* **Required work**
Work through the records below and tally every line containing "drawn". Reply with the total alone.

* **Records to use**
=-=-=

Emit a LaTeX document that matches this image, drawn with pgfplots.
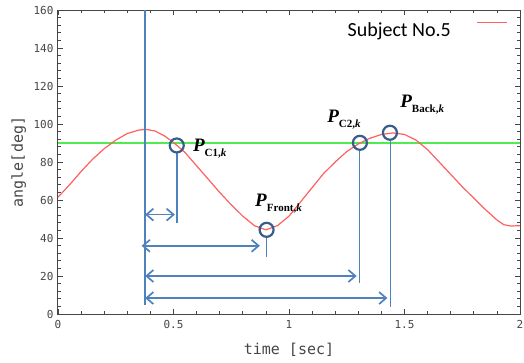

=-=-=

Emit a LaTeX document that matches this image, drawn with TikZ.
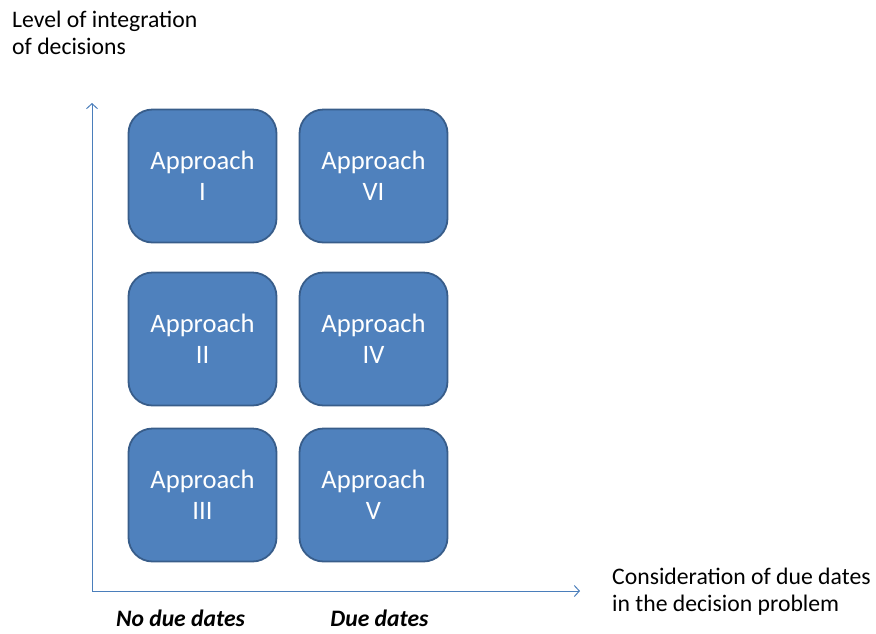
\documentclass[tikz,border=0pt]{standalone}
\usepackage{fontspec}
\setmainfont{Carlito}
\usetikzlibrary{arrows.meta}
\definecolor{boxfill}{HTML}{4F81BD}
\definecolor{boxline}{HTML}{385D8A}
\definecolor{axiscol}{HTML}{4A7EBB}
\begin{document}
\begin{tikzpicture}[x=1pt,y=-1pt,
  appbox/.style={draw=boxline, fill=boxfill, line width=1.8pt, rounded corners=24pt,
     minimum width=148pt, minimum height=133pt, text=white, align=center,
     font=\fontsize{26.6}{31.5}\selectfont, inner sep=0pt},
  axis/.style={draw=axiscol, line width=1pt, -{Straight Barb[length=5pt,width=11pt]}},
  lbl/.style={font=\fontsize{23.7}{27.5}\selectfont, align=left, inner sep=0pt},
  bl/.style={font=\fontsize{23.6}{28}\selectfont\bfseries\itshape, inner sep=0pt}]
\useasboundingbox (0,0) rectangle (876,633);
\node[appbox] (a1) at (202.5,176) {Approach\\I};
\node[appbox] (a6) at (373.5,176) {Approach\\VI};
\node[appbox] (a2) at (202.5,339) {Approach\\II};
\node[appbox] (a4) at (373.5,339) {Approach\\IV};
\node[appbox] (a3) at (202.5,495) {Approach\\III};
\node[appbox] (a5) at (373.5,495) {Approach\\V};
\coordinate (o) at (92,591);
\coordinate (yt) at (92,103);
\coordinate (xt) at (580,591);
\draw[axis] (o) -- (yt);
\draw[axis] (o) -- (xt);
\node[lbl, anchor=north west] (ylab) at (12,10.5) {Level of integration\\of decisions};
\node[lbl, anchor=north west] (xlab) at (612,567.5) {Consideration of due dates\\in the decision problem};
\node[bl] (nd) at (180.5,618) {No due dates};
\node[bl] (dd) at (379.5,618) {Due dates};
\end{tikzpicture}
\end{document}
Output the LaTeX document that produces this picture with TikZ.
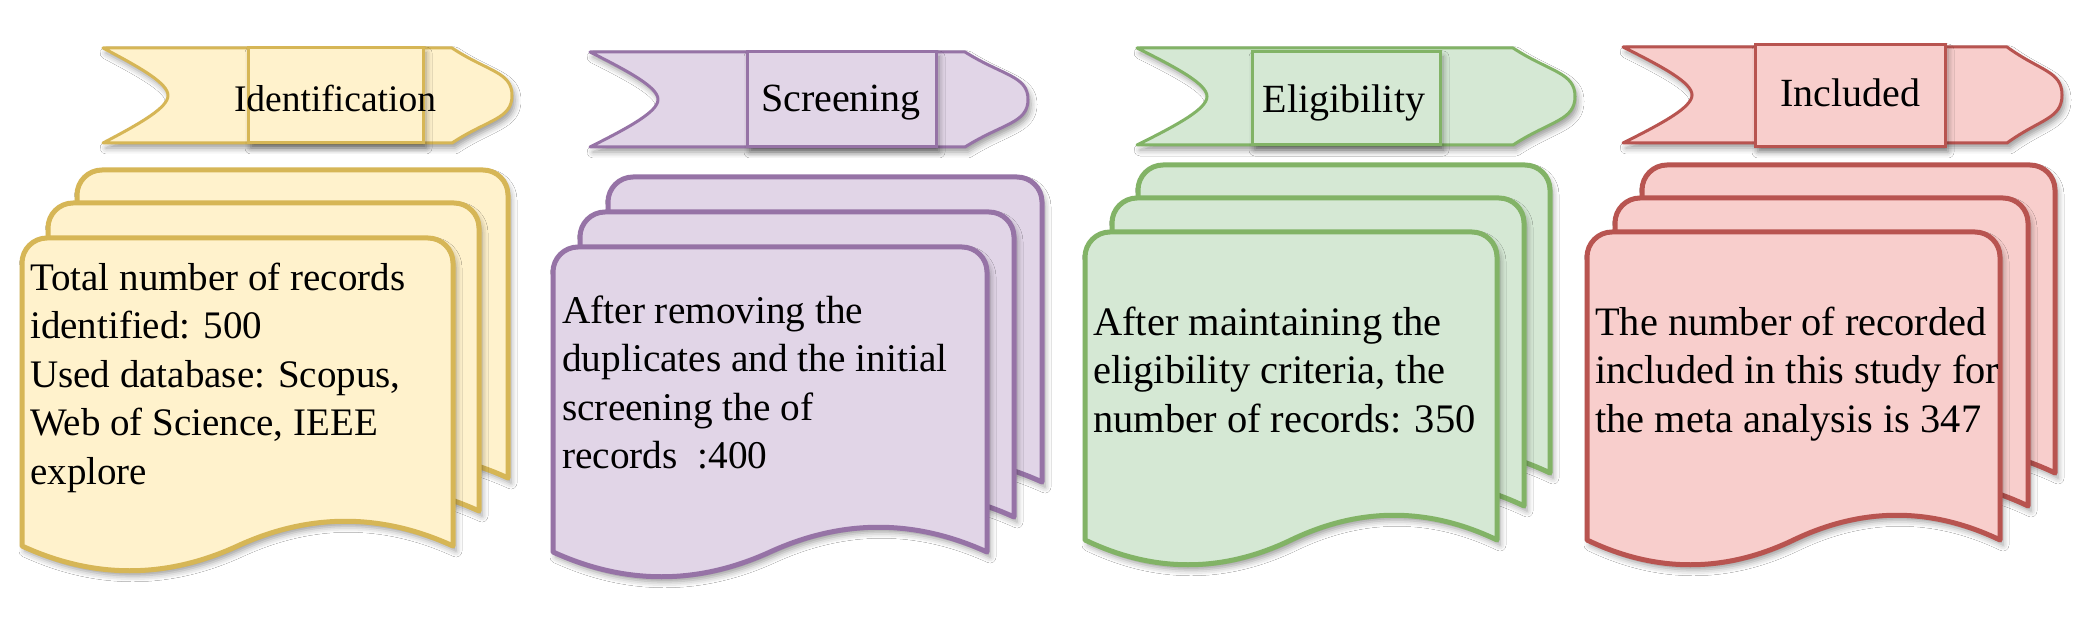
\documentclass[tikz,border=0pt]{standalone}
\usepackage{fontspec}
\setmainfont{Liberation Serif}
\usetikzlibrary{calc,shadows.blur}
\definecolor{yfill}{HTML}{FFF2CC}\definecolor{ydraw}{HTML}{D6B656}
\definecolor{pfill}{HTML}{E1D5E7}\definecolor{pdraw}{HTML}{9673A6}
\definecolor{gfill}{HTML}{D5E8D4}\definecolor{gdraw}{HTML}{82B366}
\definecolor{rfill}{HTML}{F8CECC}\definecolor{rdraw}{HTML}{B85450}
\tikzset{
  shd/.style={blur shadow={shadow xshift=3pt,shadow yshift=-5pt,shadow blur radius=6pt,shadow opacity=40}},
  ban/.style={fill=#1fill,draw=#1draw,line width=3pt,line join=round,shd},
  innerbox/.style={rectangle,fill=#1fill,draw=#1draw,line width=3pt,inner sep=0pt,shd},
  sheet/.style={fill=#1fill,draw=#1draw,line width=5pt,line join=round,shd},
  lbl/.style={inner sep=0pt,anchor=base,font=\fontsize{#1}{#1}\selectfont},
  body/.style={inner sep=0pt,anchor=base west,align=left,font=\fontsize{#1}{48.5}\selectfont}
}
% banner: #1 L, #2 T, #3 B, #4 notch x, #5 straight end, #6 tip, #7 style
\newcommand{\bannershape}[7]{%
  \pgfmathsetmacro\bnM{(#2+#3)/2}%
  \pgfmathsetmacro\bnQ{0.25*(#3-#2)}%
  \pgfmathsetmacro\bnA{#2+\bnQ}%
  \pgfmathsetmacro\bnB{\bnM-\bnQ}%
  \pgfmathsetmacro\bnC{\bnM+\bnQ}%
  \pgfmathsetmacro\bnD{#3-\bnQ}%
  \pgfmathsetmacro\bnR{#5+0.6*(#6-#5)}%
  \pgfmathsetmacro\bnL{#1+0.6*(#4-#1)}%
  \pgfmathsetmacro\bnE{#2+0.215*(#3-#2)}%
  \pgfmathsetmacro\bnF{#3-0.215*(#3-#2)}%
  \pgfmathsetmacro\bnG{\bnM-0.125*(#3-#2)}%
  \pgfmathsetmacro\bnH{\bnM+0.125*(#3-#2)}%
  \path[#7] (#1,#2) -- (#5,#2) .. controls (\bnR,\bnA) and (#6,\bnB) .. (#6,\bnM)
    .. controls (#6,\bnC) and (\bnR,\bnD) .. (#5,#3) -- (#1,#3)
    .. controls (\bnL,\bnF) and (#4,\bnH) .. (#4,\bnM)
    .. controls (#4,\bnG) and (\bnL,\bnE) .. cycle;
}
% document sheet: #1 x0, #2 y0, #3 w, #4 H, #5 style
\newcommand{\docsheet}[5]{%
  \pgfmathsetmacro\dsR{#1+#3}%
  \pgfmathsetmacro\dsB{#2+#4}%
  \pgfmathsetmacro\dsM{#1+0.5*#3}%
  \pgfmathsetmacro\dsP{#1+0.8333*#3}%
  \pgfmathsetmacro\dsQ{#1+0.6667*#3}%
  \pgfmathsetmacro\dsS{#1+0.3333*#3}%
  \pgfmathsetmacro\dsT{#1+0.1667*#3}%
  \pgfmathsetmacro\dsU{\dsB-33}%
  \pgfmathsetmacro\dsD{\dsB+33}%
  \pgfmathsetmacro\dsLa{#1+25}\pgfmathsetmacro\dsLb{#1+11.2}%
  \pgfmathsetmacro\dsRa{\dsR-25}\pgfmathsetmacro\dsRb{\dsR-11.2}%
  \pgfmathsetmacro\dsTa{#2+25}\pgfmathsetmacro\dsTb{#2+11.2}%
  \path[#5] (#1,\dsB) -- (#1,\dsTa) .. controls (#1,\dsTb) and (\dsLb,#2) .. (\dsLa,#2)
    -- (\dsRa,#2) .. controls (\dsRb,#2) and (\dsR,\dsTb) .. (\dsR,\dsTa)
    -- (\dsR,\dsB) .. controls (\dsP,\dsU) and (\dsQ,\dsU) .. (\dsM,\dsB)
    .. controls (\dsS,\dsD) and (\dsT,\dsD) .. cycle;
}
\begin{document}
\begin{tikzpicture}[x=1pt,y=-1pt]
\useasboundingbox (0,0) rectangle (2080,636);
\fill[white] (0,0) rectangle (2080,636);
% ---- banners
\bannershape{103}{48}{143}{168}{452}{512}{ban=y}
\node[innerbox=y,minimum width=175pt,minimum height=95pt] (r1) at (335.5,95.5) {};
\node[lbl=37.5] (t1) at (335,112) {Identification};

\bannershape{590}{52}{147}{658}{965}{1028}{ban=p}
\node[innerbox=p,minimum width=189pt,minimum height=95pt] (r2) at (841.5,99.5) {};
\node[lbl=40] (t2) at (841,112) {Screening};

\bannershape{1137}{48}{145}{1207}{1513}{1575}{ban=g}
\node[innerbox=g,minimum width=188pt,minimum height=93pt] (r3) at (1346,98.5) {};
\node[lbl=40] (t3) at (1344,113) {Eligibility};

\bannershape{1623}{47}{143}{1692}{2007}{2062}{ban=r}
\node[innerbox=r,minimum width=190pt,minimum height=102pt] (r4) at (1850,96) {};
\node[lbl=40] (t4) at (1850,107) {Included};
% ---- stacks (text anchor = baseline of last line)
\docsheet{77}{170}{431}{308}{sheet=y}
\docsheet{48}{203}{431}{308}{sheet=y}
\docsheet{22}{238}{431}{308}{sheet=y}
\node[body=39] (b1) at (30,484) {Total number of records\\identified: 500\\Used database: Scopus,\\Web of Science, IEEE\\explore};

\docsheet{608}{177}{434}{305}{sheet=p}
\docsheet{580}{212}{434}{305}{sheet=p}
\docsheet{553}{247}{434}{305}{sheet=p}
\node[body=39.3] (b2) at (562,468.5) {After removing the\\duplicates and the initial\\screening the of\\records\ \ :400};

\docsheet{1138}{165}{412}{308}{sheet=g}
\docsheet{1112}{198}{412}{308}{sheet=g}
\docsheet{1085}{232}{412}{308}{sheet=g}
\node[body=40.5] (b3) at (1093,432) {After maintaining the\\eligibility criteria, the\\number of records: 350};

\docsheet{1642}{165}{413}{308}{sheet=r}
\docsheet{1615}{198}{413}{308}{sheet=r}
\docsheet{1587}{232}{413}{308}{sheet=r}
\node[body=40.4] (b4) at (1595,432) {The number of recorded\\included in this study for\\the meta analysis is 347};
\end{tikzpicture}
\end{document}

=-=-=

* **The result**
2